We’ve had friends from Miami visit as recently as yesterday and they report that there are still some areas in their city awaiting the return of electrical services after Irma, which struck there with less intensity than in Cuba. Status updates from our ground handlers and tourism/hotel operators report that with the exception of Cayo Coco (which was hardest hit, and lost its airport), the large majority are already fully operational. The recovery of the causeways to Cayo Coco/Cayo Guillermo and Cayo Santa Maria was exceptionally fast. The Malecon remains closed while they repair some areas of the sea wall that were damaged. But all the flooding has receded. From some of the images accompanying international reports on Irma in Cuba that are still being released, you might be led to believe otherwise. Venezuela sent aid, and in record time. Yesterday we saw a boat of supplies from the Dominican Republic, and this morning we jokingly said that it may have to return with supplies donated from Cuba after Hurricane Maria. Cuba has sent over 700 doctors to neighboring islands in the wake of the hurricane. The solidarity of sister nations in this region is commendable. Especially when some of the largest contributors to climate change are our industrial neighbors to the north, who do not wish to recognize their role and social responsibility.

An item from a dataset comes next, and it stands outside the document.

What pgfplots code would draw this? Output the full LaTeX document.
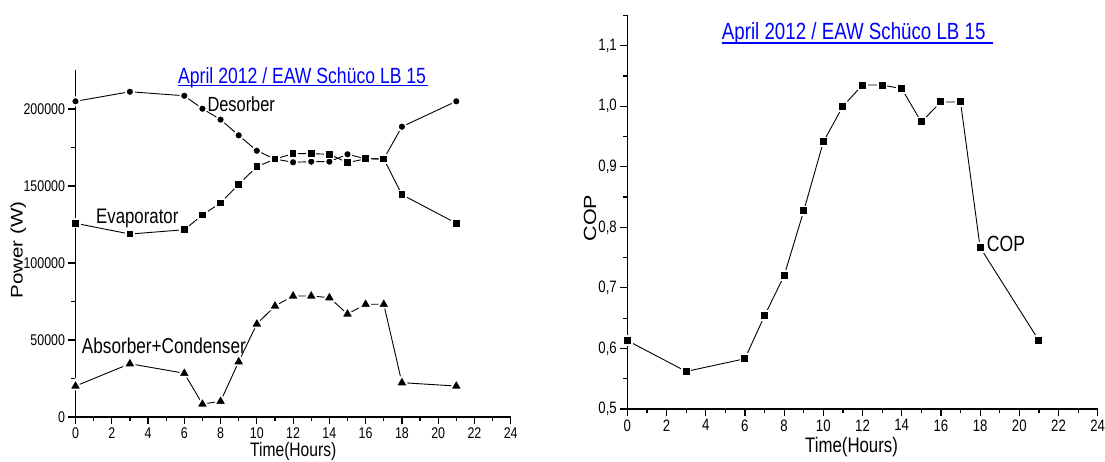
\documentclass[border=0pt]{standalone}
\usepackage{fontspec}
\setmainfont{Liberation Sans}[FakeStretch=0.8]
\newfontfamily\plainfont{Liberation Sans}
\usepackage{pgfplots}
\pgfplotsset{compat=1.18}
\definecolor{titleblue}{RGB}{0,0,255}
\pgfplotsset{
  origin/.style={
    scale only axis,
    axis x line*=bottom, axis y line*=left,
    axis line style={-, line width=1.2pt, black},
    tick align=outside,
    major tick length=7pt, minor tick length=4pt,
    tick style={black, line width=1.2pt},
    xmin=0, xmax=24, xtick={0,2,...,24},
    minor x tick num=1, minor y tick num=1,
    clip=false,
    /pgf/number format/assume math mode=true,
    /pgf/number format/1000 sep={},
    scaled y ticks=false,
  },
  series/.style={black, line width=0.9pt, mark options={solid, draw=white, line width=1.8pt, fill=black, line join=round}},
}
\begin{document}
\begin{tikzpicture}[x=1pt,y=1pt]
\path[use as bounding box] (0,0) rectangle (1105,461);
% ---------------- left axis ----------------
\begin{axis}[origin,
  at={(75.5pt,44pt)}, anchor=south west,
  width=435.2pt, height=346.5pt,
  ymin=0, ymax=225000,
  ytick={0,50000,100000,150000,200000},
  xticklabel style={font=\fontsize{15.5}{18}\selectfont},
  yticklabel style={font=\fontsize{15.5}{18}\selectfont,
    /pgf/number format/.cd, fixed, precision=0, 1000 sep={}},
]
\addplot[series, mark=*, mark size=4.2pt] coordinates {
(0,205000)(3,211200)(6,208600)(7,200200)(8,193100)(9,182900)(10,172900)(11,167500)
(12,165400)(13,165800)(14,165800)(15,170600)(16,167700)(17,167600)(18,188500)(21,205000)};
\addplot[series, mark=square*, mark size=4.2pt] coordinates {
(0,125800)(3,118800)(6,121600)(7,131200)(8,139000)(9,151100)(10,162500)(11,167500)
(12,171000)(13,171000)(14,170600)(15,165100)(16,167700)(17,167600)(18,144400)(21,125800)};
\addplot[series, mark=triangle*, mark size=7pt] coordinates {
(0,20100)(3,34600)(6,28400)(7,8400)(8,10200)(9,35900)(10,60400)(11,72100)
(12,78600)(13,78600)(14,77500)(15,66900)(16,73200)(17,73200)(18,22300)(21,20100)};
\end{axis}
% ---------------- right axis ----------------
\begin{axis}[origin,
  at={(627.3pt,52pt)}, anchor=south west,
  width=470.4pt, height=393.6pt,
  ymin=0.5, ymax=1.15,
  ytick={0.5,0.6,...,1.15},
  yticklabel style={font=\fontsize{16.5}{19}\selectfont,
    /pgf/number format/.cd, fixed, fixed zerofill, precision=1, use comma},
  xticklabel style={font=\fontsize{16.5}{19}\selectfont},
]
\addplot[series, mark=square*, mark size=4.4pt] coordinates {
(0,0.613)(3,0.562)(6,0.583)(7,0.654)(8,0.720)(9,0.827)(10,0.941)(11,1.000)
(12,1.035)(13,1.035)(14,1.029)(15,0.974)(16,1.007)(17,1.007)(18,0.767)(21,0.613)};
\end{axis}
% ---------------- texts ----------------
\node[anchor=base west, inner sep=0, font=\fontsize{20.5}{24}\selectfont] at (207.3,349.3) {Desorber};
\node[anchor=base west, inner sep=0, font=\fontsize{21}{24}\selectfont] at (96,237.7) {Evaporator};
\node[anchor=base west, inner sep=0, font=\fontsize{21.5}{24}\selectfont] at (81.7,107.7) {Absorber+Condenser};
\node[anchor=base west, inner sep=0, font=\fontsize{22}{26}\selectfont] at (986.7,209.3) {COP};
% titles
\node[anchor=base west, inner sep=0, text=titleblue, font=\fontsize{22}{26}\selectfont] at (178,377.7) {April 2012 / EAW Schüco LB 15};
\draw[titleblue, line width=1.3pt] (178,375.2) -- (428.3,375.2);
\node[anchor=base west, inner sep=0, text=titleblue, font=\fontsize{23.4}{28}\selectfont] at (721.7,421) {April 2012 / EAW Schüco LB 15};
\draw[titleblue, line width=1.3pt] (721.7,418) -- (992.7,418);
% x labels
\node[anchor=base west, inner sep=0, font=\fontsize{19.5}{23}\selectfont] at (250,4.5) {Time(Hours)};
\node[anchor=base west, inner sep=0, font=\fontsize{21}{25}\selectfont] at (805,9) {Time(Hours)};
% y labels
\node[inner sep=0] at (18.3,211) {\rotatebox{90}{\scalebox{1}[0.82]{\plainfont\fontsize{20.5}{24}\selectfont Power (W)}}};
\node[inner sep=0] at (590,243) {\rotatebox{90}{\scalebox{1}[0.82]{\plainfont\fontsize{21.5}{25}\selectfont COP}}};
\end{tikzpicture}
\end{document}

Once again, in the face of adversity, Cuba has risen to the occasion and taken extraordinary measures to protect its citizens, visitors and resources, while at the same time showing great concern and committment to its history of international solidarity and humanitarian gestures. Organization, discipline, and preparedness mean that we are less likely to die during or after a hurricane in Cuba than our neighbors to the north. To the tireless electrical and telephone workers, public health personnel and military organizers who go to great lengths to alleviate discomfort during and once the storm has passed, our sincere thanks.

For those of you considering travel to Cuba anytime soon, it’s highly encouraged. It’s one of the best ways to offer your support and solidarity to a country whose economy increasingly relies on the tourism sector. Cuban officials are taking recovery efforts very seriously, and they’ve made extraordinary headway already. Our ground handler is taking a group of travel company supervisors and diplomats to Varadero this weekend so they can see the recovery efforts for themselves first-hand. Bank accounts have been set up for anyone wishing to make donations to the recovery efforts, as the recovery of infrastructure is undeniably expensive. Just this morning we heard that a Dutch bank refused to send a EUR wire transfer donation to Cuba, citing the US blockade. This is very disheartening, as the US government’s influence is clearly overextending its reach when we’re not even talking about a transaction in US funds. Facebook temporarily blocked Mariela Castro’s account when she published the bank account information for potential donors, and later apologied for the the mistake. Cuba calls the blockade “genocide”, and while that term is shocking and even unbelievable to some, what else would you call it? Certainly not a humanitarian gesture. To end on a positive note, three cheers for Cuba. Despite much hardship and some formidable challenges, you continue to rise to the most difficult of occasions and consistently put the safety and well-being of your population in the forefront. Cuba va!